> **Description of the task**: Return all lines from the listing below in which the string "standalone" occurs.

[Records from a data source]

***

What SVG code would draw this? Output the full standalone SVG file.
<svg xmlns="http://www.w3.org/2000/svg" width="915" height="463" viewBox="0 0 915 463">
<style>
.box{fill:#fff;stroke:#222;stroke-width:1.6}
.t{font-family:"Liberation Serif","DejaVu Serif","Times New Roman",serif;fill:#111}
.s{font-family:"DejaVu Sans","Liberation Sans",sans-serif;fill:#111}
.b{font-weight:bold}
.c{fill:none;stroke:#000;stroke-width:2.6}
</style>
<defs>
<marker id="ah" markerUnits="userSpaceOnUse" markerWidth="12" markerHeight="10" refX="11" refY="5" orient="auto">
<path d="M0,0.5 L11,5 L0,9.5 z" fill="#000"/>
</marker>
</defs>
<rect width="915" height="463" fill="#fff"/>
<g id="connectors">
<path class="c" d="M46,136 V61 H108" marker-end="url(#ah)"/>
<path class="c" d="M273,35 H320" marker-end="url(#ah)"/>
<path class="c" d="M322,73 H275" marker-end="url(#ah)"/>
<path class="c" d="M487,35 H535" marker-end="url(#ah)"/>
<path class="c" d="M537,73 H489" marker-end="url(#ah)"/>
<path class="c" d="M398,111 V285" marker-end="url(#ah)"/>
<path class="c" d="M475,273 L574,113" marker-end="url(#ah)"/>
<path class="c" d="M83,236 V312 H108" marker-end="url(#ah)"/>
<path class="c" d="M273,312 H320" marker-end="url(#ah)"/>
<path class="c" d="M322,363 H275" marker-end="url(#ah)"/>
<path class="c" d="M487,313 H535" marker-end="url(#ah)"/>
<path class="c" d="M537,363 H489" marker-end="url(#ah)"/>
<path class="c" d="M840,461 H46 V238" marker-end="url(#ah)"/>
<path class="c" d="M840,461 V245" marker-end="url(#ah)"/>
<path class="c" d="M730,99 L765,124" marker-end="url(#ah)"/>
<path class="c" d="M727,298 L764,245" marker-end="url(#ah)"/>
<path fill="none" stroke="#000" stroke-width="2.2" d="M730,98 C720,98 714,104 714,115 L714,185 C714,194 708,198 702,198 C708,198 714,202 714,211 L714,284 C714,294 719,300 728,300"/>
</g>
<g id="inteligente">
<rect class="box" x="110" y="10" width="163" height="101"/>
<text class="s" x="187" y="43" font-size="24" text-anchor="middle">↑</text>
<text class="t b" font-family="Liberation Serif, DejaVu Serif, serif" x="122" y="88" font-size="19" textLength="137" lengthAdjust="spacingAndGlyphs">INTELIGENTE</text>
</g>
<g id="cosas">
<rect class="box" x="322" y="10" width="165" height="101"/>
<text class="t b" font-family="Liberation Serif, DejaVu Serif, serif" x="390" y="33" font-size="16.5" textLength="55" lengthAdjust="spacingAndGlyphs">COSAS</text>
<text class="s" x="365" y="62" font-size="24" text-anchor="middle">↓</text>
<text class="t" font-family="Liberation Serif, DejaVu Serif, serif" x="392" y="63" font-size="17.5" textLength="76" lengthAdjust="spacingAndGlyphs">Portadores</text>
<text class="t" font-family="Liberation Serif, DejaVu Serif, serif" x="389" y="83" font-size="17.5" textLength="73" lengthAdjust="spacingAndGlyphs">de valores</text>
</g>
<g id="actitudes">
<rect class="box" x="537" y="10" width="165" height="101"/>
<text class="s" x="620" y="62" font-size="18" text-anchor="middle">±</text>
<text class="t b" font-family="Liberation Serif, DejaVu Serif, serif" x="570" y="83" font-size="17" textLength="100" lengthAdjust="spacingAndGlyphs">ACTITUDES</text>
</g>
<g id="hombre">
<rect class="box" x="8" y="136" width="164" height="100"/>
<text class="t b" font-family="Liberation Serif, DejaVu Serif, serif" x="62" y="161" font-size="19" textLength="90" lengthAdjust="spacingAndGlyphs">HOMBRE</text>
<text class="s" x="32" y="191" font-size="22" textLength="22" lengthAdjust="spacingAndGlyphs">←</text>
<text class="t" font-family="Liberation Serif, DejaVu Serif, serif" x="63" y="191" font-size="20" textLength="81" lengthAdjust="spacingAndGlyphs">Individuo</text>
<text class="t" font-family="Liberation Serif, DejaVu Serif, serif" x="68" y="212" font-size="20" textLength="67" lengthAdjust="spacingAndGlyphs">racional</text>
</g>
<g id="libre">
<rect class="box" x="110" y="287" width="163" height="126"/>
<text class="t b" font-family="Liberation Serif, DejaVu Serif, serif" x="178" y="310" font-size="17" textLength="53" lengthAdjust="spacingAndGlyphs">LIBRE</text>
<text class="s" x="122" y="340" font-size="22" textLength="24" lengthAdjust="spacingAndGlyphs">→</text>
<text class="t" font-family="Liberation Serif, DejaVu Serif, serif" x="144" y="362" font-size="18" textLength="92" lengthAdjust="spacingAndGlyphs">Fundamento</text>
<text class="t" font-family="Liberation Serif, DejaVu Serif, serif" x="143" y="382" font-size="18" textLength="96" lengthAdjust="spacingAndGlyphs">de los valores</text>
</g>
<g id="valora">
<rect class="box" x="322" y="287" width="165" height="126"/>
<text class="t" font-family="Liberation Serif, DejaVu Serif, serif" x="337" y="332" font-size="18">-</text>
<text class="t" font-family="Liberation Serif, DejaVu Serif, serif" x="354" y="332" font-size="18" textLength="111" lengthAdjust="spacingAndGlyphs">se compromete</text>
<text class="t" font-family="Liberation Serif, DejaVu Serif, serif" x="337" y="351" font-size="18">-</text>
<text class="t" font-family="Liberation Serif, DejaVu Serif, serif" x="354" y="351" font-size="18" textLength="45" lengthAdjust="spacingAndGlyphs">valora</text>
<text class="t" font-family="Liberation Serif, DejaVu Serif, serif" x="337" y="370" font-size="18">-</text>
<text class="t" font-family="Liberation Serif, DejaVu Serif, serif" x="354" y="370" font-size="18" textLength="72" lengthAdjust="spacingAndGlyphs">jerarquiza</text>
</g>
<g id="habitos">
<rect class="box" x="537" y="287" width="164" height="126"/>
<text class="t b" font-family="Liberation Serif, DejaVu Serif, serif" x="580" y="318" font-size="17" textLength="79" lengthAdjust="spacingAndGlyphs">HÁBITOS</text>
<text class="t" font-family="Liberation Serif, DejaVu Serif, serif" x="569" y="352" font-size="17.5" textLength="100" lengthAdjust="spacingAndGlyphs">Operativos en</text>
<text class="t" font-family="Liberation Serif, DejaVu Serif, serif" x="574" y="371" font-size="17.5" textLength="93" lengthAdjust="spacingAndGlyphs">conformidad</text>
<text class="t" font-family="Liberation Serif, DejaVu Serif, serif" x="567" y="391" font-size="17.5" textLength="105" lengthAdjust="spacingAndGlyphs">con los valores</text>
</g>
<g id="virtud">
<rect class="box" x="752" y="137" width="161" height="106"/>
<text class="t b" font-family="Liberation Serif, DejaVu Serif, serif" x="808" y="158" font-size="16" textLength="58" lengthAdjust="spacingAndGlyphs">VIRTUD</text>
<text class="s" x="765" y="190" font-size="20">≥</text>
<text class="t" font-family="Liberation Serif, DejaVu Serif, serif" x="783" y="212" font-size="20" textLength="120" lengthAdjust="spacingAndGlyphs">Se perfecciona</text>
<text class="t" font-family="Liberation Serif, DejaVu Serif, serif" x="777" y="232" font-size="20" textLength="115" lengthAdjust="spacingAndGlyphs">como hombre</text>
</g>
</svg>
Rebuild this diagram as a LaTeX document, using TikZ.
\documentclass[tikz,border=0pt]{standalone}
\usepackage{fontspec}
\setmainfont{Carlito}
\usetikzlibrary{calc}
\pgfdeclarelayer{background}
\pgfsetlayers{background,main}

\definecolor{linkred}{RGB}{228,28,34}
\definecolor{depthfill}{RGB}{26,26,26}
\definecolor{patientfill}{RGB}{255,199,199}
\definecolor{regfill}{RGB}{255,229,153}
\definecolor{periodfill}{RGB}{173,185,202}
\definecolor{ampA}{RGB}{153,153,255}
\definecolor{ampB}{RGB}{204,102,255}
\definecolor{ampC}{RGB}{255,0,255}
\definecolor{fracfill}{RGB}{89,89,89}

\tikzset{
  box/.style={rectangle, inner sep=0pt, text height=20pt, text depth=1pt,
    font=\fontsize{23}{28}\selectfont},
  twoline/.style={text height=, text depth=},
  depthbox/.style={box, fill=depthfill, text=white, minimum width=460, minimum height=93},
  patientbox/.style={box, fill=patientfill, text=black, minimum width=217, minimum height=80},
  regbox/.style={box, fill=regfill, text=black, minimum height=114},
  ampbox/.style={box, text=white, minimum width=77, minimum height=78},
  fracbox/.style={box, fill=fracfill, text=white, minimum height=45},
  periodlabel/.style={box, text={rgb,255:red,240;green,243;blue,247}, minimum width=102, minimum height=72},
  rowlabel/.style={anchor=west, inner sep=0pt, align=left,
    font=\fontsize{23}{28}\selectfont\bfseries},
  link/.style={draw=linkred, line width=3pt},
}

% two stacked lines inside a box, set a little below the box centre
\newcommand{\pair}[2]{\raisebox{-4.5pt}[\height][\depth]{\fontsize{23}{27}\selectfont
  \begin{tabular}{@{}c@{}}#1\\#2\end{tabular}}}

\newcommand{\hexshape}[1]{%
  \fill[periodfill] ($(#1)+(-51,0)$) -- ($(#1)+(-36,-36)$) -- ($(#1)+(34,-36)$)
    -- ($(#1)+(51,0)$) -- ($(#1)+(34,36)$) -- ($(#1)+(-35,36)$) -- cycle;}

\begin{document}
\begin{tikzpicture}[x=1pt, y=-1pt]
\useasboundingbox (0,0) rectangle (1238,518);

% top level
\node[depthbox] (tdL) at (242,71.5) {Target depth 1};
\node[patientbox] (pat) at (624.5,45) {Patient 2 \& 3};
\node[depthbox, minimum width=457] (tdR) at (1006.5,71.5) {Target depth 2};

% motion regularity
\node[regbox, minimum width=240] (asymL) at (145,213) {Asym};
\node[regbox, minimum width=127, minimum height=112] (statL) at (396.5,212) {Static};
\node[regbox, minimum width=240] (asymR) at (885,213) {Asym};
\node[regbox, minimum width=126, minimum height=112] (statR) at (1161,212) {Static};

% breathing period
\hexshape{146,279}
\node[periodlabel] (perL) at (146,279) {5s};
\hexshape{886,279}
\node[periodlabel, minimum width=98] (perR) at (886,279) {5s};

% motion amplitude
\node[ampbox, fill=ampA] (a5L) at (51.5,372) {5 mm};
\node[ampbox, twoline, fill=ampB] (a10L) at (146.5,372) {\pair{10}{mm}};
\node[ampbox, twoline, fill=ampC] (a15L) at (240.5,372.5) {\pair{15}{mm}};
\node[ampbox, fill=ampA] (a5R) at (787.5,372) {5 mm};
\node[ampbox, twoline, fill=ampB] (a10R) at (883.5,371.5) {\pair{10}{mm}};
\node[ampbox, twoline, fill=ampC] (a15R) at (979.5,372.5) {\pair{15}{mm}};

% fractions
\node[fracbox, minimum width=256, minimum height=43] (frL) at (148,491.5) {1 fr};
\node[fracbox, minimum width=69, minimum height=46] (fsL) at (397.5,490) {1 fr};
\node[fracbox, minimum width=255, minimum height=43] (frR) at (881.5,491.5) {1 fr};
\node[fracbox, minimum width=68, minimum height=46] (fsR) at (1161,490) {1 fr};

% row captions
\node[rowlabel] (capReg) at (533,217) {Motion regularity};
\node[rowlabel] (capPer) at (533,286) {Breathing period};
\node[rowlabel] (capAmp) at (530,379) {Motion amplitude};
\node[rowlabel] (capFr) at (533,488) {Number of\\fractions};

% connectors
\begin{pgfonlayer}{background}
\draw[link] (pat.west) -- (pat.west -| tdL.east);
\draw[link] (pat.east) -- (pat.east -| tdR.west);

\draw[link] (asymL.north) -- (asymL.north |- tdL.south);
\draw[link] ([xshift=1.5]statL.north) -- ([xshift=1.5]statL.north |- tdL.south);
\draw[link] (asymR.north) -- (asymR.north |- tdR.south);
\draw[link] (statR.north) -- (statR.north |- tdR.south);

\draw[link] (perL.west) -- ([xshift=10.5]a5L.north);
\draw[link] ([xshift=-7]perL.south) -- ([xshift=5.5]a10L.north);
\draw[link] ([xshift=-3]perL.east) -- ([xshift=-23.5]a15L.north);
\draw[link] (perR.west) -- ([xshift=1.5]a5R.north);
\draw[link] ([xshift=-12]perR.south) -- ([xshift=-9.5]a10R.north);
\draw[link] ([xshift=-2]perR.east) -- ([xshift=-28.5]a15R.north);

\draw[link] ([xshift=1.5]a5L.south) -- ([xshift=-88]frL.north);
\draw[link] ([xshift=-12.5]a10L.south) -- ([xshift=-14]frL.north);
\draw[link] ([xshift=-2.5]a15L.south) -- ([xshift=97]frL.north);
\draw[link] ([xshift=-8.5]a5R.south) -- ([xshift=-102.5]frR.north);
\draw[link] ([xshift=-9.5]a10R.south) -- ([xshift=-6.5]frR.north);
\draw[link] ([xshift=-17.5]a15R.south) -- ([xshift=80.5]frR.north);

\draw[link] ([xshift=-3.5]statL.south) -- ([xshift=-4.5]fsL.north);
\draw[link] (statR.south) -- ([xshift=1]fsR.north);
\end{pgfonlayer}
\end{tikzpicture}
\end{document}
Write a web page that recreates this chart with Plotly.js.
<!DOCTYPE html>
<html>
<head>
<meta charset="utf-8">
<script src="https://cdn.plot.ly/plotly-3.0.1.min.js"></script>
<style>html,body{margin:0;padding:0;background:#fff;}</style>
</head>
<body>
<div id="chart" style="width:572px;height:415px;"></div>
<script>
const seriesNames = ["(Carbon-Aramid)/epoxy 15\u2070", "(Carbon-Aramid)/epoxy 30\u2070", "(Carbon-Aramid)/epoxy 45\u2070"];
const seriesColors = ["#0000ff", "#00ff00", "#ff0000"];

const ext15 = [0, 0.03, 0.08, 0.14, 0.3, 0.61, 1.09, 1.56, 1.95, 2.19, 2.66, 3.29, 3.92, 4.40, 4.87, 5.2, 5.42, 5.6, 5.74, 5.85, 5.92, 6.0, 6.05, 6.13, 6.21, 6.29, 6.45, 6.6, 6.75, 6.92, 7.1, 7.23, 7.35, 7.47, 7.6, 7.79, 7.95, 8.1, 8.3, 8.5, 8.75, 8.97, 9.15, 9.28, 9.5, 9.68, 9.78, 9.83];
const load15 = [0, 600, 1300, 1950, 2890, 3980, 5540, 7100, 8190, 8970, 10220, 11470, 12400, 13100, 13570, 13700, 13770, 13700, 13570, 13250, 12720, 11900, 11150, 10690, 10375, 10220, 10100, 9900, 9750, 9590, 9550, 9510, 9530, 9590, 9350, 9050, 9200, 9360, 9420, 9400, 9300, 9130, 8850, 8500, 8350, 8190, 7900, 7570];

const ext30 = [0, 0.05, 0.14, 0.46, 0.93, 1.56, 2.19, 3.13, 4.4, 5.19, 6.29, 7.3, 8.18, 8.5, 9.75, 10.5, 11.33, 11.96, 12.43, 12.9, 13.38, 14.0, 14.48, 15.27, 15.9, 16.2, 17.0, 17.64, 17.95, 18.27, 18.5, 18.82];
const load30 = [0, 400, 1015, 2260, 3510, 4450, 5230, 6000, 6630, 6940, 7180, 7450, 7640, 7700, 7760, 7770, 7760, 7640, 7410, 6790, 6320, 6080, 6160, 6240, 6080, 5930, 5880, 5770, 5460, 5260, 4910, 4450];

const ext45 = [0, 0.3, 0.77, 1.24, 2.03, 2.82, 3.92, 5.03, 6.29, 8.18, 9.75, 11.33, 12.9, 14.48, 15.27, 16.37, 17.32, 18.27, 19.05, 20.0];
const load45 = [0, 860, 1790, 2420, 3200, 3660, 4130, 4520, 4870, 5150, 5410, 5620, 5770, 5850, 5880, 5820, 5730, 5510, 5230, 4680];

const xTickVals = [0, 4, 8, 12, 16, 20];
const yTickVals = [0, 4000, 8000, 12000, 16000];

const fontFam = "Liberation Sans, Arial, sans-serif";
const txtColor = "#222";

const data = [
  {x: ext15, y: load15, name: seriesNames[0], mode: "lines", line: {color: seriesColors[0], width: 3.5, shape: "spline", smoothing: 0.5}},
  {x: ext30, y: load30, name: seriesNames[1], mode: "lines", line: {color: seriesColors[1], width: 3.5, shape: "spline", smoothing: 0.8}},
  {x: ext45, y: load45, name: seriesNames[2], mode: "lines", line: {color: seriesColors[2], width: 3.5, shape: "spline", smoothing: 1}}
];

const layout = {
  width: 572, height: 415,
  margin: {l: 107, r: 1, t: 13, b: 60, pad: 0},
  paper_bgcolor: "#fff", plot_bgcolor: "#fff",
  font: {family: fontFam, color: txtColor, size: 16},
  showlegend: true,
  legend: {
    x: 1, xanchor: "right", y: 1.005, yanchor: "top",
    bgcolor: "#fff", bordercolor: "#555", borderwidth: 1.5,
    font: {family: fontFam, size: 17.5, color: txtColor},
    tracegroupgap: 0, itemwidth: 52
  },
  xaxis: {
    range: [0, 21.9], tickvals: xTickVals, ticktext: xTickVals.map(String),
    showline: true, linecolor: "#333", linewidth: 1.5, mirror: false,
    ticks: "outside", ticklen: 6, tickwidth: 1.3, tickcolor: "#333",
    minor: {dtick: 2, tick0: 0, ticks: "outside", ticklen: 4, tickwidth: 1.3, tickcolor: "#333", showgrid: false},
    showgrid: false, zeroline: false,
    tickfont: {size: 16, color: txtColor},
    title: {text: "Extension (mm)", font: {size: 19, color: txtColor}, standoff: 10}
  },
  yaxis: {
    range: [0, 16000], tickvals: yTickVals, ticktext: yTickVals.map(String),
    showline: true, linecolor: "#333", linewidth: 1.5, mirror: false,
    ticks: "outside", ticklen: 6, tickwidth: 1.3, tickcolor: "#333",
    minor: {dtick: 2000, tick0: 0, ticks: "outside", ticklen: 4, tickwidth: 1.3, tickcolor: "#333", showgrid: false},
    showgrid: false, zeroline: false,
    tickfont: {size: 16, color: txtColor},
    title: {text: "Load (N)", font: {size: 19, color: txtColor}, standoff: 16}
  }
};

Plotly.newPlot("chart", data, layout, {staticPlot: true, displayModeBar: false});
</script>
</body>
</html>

***

> **Exercise response**:
What SVG code would draw this? Output the full standalone SVG file.
\documentclass[tikz,border=0pt]{standalone}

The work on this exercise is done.